**Problem to work on:**
Return only the lines from the top of the data down to the one that holds "1996, 1997, 1998, 1999, 2000, 2001, 2002, 2003, 2004, 2005];", both included, without any pictures.
::: Information supplied :::
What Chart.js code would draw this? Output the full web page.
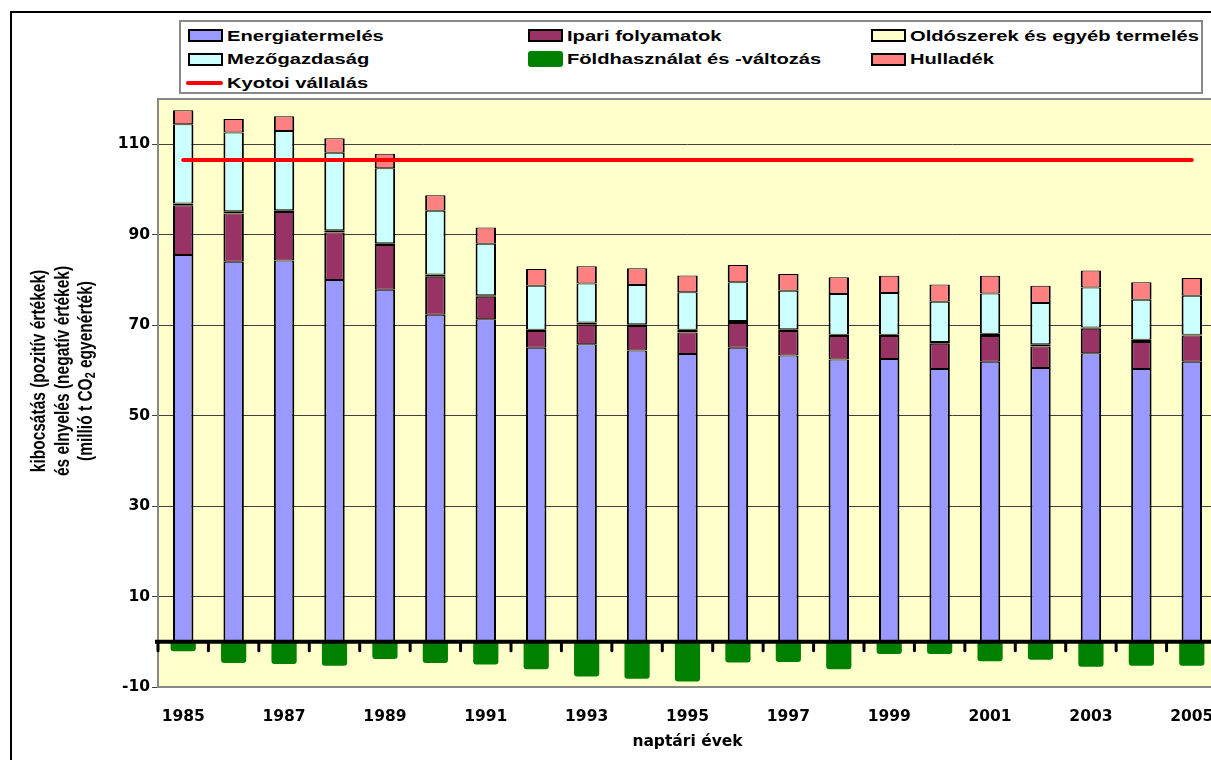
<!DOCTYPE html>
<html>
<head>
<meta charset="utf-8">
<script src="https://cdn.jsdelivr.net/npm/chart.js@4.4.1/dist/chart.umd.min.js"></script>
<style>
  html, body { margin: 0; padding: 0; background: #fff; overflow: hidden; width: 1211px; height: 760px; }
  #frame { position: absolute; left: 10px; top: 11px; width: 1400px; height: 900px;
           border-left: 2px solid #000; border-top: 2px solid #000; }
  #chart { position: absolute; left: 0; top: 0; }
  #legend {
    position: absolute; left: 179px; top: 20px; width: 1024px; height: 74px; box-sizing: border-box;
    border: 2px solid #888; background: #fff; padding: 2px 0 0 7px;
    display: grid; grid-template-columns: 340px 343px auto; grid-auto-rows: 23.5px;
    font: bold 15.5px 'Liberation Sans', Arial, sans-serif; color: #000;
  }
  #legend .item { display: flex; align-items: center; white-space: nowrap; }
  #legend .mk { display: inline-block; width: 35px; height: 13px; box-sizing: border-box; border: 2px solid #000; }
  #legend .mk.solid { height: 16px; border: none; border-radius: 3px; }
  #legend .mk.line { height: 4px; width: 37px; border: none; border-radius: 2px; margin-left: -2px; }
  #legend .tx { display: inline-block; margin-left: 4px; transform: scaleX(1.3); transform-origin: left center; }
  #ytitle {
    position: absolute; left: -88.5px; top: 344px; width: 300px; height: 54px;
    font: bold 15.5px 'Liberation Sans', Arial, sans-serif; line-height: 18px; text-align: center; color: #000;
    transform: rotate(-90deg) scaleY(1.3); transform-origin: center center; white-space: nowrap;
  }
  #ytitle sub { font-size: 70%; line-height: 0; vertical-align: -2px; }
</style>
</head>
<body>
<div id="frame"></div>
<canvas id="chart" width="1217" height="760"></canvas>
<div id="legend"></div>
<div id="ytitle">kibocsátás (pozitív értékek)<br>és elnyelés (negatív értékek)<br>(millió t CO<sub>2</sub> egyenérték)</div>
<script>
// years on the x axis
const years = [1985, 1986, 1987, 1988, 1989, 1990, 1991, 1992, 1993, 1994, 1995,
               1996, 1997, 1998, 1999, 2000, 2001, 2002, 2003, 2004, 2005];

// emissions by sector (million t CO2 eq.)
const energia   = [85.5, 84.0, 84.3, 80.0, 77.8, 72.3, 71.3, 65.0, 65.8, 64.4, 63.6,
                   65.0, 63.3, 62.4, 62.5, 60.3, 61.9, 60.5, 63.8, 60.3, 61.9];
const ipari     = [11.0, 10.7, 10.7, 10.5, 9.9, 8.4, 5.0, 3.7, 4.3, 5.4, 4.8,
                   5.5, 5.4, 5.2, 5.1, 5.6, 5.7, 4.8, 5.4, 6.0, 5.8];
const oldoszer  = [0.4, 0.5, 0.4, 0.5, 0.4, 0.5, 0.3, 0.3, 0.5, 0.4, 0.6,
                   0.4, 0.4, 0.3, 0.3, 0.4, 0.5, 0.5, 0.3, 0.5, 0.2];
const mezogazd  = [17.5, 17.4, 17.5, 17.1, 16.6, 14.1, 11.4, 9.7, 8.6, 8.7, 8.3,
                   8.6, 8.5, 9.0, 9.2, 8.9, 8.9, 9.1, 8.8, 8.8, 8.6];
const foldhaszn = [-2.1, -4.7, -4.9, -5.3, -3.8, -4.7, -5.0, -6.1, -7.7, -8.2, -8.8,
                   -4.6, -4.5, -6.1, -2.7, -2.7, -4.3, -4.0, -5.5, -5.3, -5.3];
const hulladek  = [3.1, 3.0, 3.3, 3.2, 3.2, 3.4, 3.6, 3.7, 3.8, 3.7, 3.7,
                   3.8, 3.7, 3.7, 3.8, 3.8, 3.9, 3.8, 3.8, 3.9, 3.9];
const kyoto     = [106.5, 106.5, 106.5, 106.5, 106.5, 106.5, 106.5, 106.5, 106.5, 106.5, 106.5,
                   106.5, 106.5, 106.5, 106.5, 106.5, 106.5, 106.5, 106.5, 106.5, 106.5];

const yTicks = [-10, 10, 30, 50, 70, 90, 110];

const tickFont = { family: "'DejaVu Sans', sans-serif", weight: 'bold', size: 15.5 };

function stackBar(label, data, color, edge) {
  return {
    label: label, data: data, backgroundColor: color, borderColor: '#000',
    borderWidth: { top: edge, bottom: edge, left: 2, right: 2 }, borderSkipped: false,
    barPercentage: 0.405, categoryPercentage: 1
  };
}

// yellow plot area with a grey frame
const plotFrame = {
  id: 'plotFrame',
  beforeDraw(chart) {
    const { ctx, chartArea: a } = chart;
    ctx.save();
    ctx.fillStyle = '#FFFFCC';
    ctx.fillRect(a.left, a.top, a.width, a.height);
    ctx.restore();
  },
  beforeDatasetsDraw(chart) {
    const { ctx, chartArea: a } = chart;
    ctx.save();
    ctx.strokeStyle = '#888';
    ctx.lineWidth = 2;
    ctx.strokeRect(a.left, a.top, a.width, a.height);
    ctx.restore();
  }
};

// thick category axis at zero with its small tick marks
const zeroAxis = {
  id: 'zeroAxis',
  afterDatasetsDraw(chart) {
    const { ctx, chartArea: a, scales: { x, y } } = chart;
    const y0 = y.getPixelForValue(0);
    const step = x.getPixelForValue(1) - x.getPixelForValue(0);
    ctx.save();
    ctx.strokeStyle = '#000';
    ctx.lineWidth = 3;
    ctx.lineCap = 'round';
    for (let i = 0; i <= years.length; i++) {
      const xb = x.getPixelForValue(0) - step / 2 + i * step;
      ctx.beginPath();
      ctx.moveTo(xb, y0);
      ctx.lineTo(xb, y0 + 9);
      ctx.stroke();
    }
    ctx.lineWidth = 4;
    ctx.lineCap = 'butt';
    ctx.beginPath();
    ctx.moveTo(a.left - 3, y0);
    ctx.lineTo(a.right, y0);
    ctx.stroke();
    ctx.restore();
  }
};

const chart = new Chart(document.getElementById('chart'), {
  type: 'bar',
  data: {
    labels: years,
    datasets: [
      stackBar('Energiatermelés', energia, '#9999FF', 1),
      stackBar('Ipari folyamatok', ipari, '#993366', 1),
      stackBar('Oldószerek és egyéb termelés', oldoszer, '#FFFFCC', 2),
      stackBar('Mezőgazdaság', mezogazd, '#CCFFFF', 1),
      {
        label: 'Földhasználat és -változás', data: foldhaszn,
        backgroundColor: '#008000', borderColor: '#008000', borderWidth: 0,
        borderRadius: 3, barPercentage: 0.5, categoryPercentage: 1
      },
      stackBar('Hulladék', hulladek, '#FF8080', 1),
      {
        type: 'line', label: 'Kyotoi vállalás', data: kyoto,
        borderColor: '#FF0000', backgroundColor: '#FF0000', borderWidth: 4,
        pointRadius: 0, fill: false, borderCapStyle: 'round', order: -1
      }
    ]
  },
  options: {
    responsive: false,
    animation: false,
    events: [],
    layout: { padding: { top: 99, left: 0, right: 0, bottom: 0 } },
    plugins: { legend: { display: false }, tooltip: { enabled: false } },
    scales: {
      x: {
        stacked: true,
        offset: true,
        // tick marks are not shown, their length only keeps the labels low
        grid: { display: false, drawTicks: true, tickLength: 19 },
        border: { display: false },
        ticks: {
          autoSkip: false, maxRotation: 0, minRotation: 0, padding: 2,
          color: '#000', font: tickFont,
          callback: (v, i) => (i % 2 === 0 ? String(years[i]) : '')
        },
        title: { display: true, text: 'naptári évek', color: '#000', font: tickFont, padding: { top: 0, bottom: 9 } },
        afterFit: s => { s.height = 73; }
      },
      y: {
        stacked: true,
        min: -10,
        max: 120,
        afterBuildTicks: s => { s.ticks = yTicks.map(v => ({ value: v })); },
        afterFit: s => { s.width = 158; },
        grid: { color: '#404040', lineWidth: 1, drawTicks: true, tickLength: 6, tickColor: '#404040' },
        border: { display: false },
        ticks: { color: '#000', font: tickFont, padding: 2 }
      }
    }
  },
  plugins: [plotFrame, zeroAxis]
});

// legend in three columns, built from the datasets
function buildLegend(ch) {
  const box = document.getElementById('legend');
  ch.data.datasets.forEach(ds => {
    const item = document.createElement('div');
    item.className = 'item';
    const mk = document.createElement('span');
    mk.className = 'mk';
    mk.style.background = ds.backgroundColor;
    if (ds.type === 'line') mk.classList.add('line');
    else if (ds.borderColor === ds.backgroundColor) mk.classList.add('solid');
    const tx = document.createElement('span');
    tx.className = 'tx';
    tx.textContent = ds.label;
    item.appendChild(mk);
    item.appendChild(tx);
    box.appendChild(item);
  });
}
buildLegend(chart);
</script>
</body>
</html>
:::
**Correct result:**
What Chart.js code would draw this? Output the full web page.
<!DOCTYPE html>
<html>
<head>
<meta charset="utf-8">
<script src="https://cdn.jsdelivr.net/npm/chart.js@4.4.1/dist/chart.umd.min.js"></script>
<style>
  html, body { margin: 0; padding: 0; background: #fff; overflow: hidden; width: 1211px; height: 760px; }
  #frame { position: absolute; left: 10px; top: 11px; width: 1400px; height: 900px;
           border-left: 2px solid #000; border-top: 2px solid #000; }
  #chart { position: absolute; left: 0; top: 0; }
  #legend {
    position: absolute; left: 179px; top: 20px; width: 1024px; height: 74px; box-sizing: border-box;
    border: 2px solid #888; background: #fff; padding: 2px 0 0 7px;
    display: grid; grid-template-columns: 340px 343px auto; grid-auto-rows: 23.5px;
    font: bold 15.5px 'Liberation Sans', Arial, sans-serif; color: #000;
  }
  #legend .item { display: flex; align-items: center; white-space: nowrap; }
  #legend .mk { display: inline-block; width: 35px; height: 13px; box-sizing: border-box; border: 2px solid #000; }
  #legend .mk.solid { height: 16px; border: none; border-radius: 3px; }
  #legend .mk.line { height: 4px; width: 37px; border: none; border-radius: 2px; margin-left: -2px; }
  #legend .tx { display: inline-block; margin-left: 4px; transform: scaleX(1.3); transform-origin: left center; }
  #ytitle {
    position: absolute; left: -88.5px; top: 344px; width: 300px; height: 54px;
    font: bold 15.5px 'Liberation Sans', Arial, sans-serif; line-height: 18px; text-align: center; color: #000;
    transform: rotate(-90deg) scaleY(1.3); transform-origin: center center; white-space: nowrap;
  }
  #ytitle sub { font-size: 70%; line-height: 0; vertical-align: -2px; }
</style>
</head>
<body>
<div id="frame"></div>
<canvas id="chart" width="1217" height="760"></canvas>
<div id="legend"></div>
<div id="ytitle">kibocsátás (pozitív értékek)<br>és elnyelés (negatív értékek)<br>(millió t CO<sub>2</sub> egyenérték)</div>
<script>
// years on the x axis
const years = [1985, 1986, 1987, 1988, 1989, 1990, 1991, 1992, 1993, 1994, 1995,
               1996, 1997, 1998, 1999, 2000, 2001, 2002, 2003, 2004, 2005];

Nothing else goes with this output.